Monday, November 09, 2009

Discuss 12

'I hate quotations. Tell me what you know.'
Ralph Waldo Emerson


  1. I know lots of things I could paraphrase for you.

  2. 'I hate Croations. Tell me vat you know.' Friedrich Rainer

  3. A book that furnishes no quotations is no book -- it is a plaything. -- Thomas Love Peacock

    But of course you can have too much of a good thing, which was maybe Emerson's point.

  4. Emerson's entry is:

    March-May, 1849. Immortality. I notice that as soon as writers broach this question they begin to quote. I hate quotation. Tell me what you know.

    The one before it is:

    April 4, 1849. Imbecility & Energy. The key to the age is this thing, & that thing, & that other, as the young orators describe. I will tell you the key to all ages, Imbecility: imbecility in the vast majority of men at all times & in every man, even heroes, in all but certain eminent moments victims of mere gravitation, custom, fear, sense. This gives force to the strong, that the others have no habit of selfreliance or original action.
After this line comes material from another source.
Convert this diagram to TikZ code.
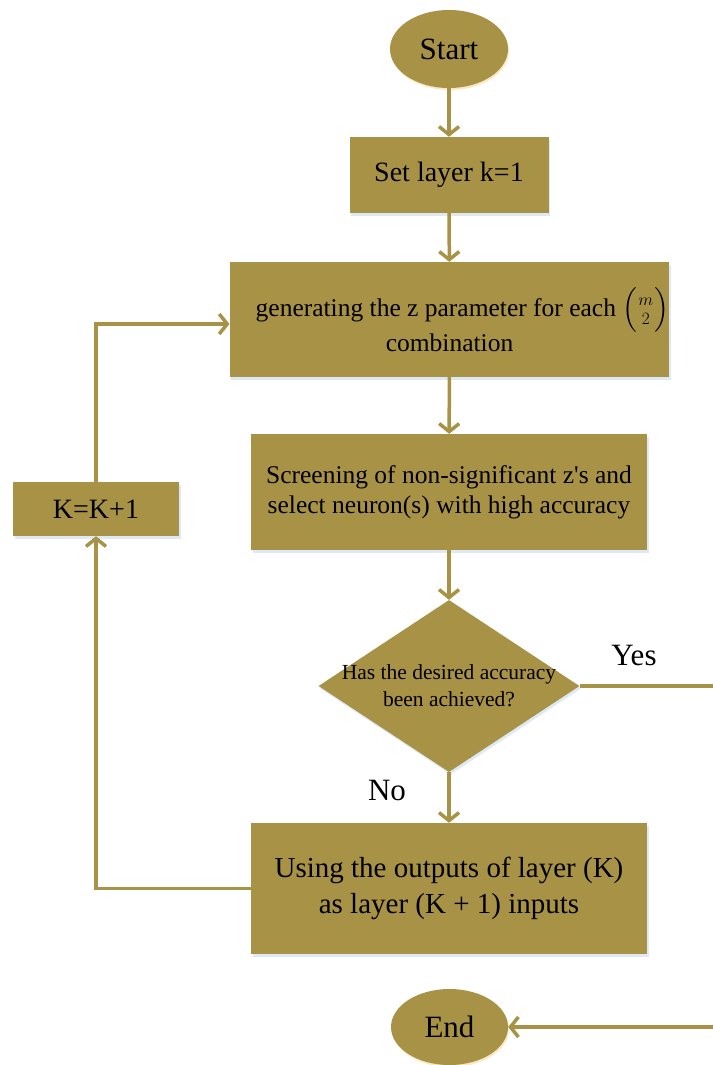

  5. Rus, I hate people who quote Emerson without telling us what they know.

  6. A collection of anecdotes and maxims is the greatest treasure for a man of the world, as long as he knows how th weave the former into apposite points of the course of the conversation, and to recall the latter on fitting occasions.

    Goethe, after Schiller had bred the arse off him over a couple of beers.

  7. Bot of a Freudian slip there, Malty.

    "Tell me what you eat, and I'll tell you who you are." -- J.A. B-S

    Hmmn ... stem ginger biscuits ...

  8. Hi Peter,

    How about people who mis-quote Emerson?

    I had to rush off to work, but thought that as far as I got in my thinking this morning was worth adding to the discussion. That people quote this sentence of Emerson's out of context seems interesting, and that it is more often misquoted, tailored, seems interesting as well.

    But the idea that people tend to look to quote someone else when asked about immortality, is an indication that the question is striking close to a mystery. How does one formulate into words whether there is mortality or not, or that one doesn't know. Religions can grow out of this question.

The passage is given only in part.